In particular, we set limits on how much data any single tenant can send to the cluster and how quickly the data can be sent. These limits are designed to protect other tenants and the cluster as a whole from the possibility of the cluster getting “overloaded” if a single tenant writes too quickly. The clusters are provisioned/sized based on these limits, among other things.
On Wednesday, March 10, we onboarded a new customer as a tenant on one of our us-central GEM clusters. We increased their active series limits based on their forecasted usage. The next day, the new tenant started sending more data than expected, unbeknownst to them. The configured limits for this customer should have protected the cluster. However, a bug in how limits were enforced meant the tenant was able to overwhelm the cluster, through no fault of their own.
This overload caused a cascading failure throughout our stack. We discovered that our error-handling paths are more expensive (CPU-wise) than our success path. Our internal authentication gateways became overloaded and failed their health checks, subsequently causing our load balancers to remove them from the pool.
Initially we scaled up the cluster to attempt to cope with the load, but as the many Prometheus servers sending data to us began to recover, the ensuing waves of load caused a series of Out-of-Memory errors (OOMs) and other failures throughout the stack.
We then identified which customer was causing the overload and placed even stricter limits on that customer’s usage, and continued to scale up the cluster until it could handle the recovering load. Once the new tenant limits were imposed, the cluster recovered automatically with no additional intervention. Service was fully restored by 23:46 UTC on March 11.
We subsequently identified and fixed the underlying bug on March 12.
What we have learned and are improving
It is of the utmost importance that we learn from this outage and put in place necessary changes to ensure it does not happen again. These are the specific steps we are taking:
The change in the way limits were handled has been reverted and deployed (see https://github.com/cortexproject/cortex/pull/3948).

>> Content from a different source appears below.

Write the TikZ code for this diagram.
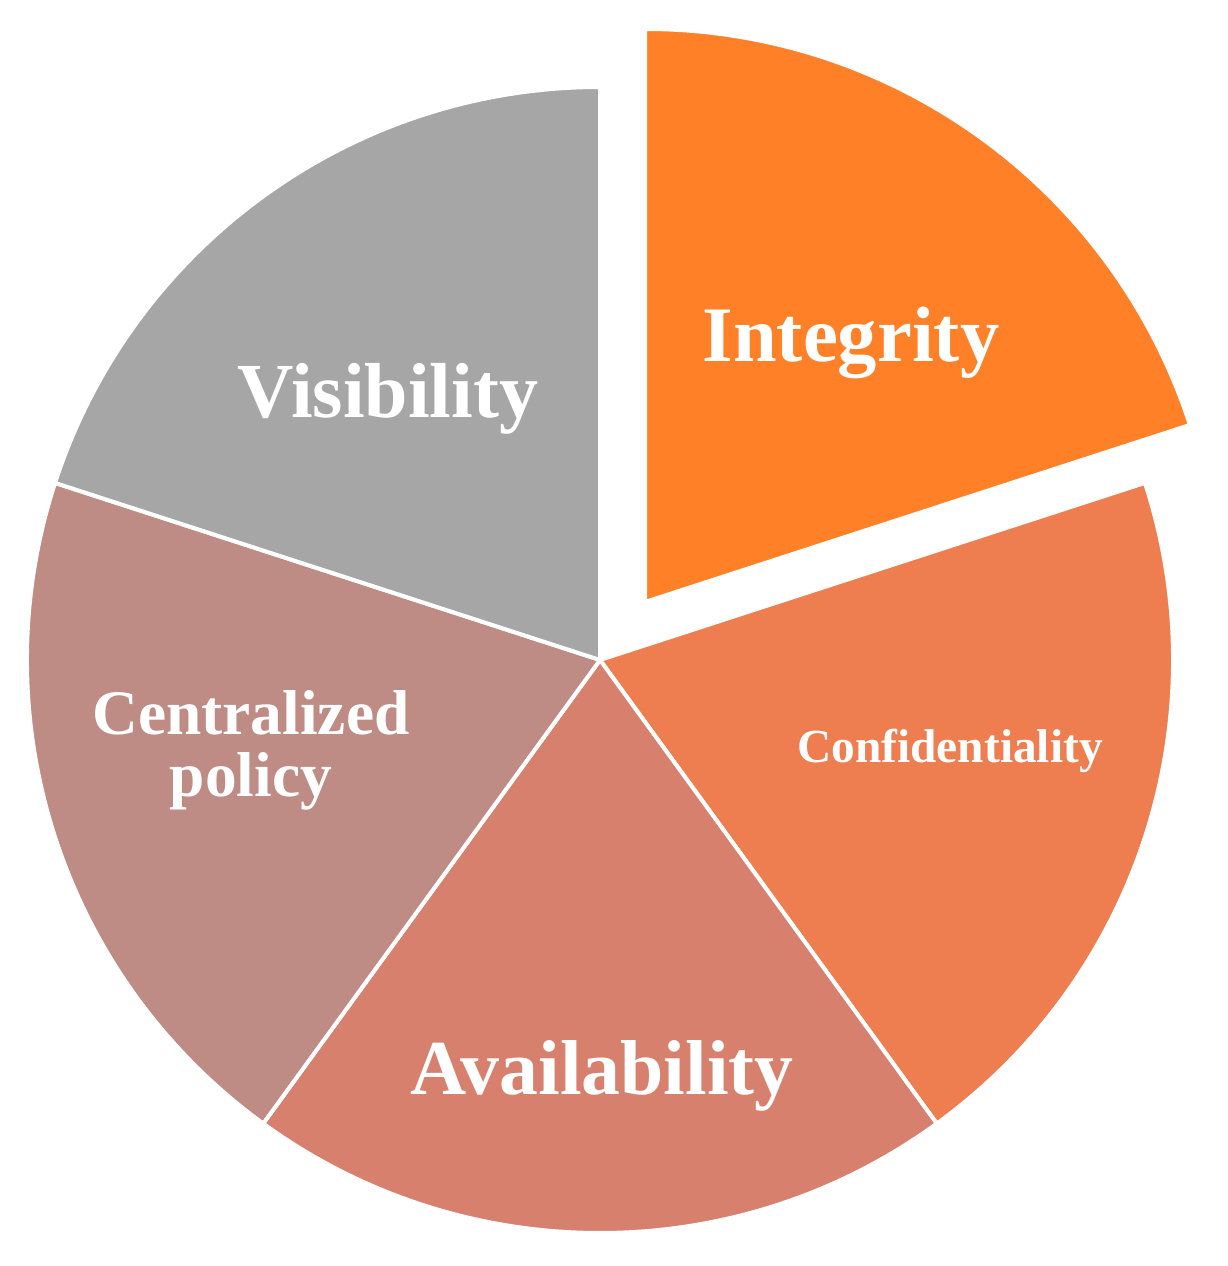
\documentclass[tikz,border=0pt]{standalone}
\usepackage{fontspec}
\setmainfont{Liberation Serif}
\definecolor{cInt}{HTML}{FF8027}
\definecolor{cConf}{HTML}{EE7D50}
\definecolor{cAvail}{HTML}{D8806E}
\definecolor{cCent}{HTML}{BF8B85}
\definecolor{cVis}{HTML}{A6A6A6}
\tikzset{
  slice/.style={draw=white, line width=2pt, line join=round},
  lab/.style={text=white, font=\bfseries, anchor=base, align=center, inner sep=0pt},
}
\begin{document}
\begin{tikzpicture}[x=0.5pt,y=0.5pt]
\useasboundingbox (0,0) rectangle (1228,1266);
\def\R{573}
\coordinate (C) at (600,606);
\coordinate (E) at (645,664);
\fill[slice,fill=cConf] (C) -- ++(18:\R) arc[start angle=18,end angle=-54,radius=\R] -- cycle;
\fill[slice,fill=cAvail] (C) -- ++(-54:\R) arc[start angle=-54,end angle=-126,radius=\R] -- cycle;
\fill[slice,fill=cCent] (C) -- ++(-126:\R) arc[start angle=-126,end angle=-198,radius=\R] -- cycle;
\fill[slice,fill=cVis] (C) -- ++(162:\R) arc[start angle=162,end angle=90,radius=\R] -- cycle;
\fill[slice,fill=cInt] (E) -- ++(90:\R) arc[start angle=90,end angle=18,radius=\R] -- cycle;
\node[lab,font=\bfseries\fontsize{39.3pt}{44pt}\selectfont] (int) at (851,904) {Integrity};
\node[lab,font=\bfseries\fontsize{39pt}{44pt}\selectfont] (vis) at (388,848) {Visibility};
\node[lab,font=\bfseries\fontsize{38.9pt}{44pt}\selectfont] (avail) at (602,171) {Availability};
\node[lab,font=\bfseries\fontsize{23.7pt}{28pt}\selectfont] (conf) at (950,503) {Confidentiality};
\node[lab,font=\bfseries\fontsize{31.7pt}{33.5pt}\selectfont] (cent) at (251,531) {Centralized};
\node[lab,font=\bfseries\fontsize{31.7pt}{33.5pt}\selectfont] (pol) at (251,469) {policy};
\end{tikzpicture}
\end{document}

Furthermore, new limits are being introduced to add multiple layers of protection (see https://github.com/cortexproject/cortex/pull/3992). In combination, these two changes will prevent individual customers from being able to overwhelm the cluster and any future bugs from interfering with the implementation of the limits.
The engineering team is improving our per-tenant limit management, introducing tighter limits and more automated management of limits. We are also improving the management of cluster scaling and provisioning, making the process more automated. This should ensure we never get into a situation where a single tenant can overwhelm a cluster.
We are in the process of recreating the overload scenario in our dev environment and investigating ways to ensure the entire stack fails more predictably (for example, by rejecting API calls insteading of crashing). In the unlikely event that a similar issue arises, this will allow us to recover more quickly.
We are also investing in incident response training and automation to improve our response time. We expect these investigations and resulting changes to be applied within the next six weeks.
Finally, we’re continuing to work with the wider community on improving the behavior of Prometheus when replaying data after an outage.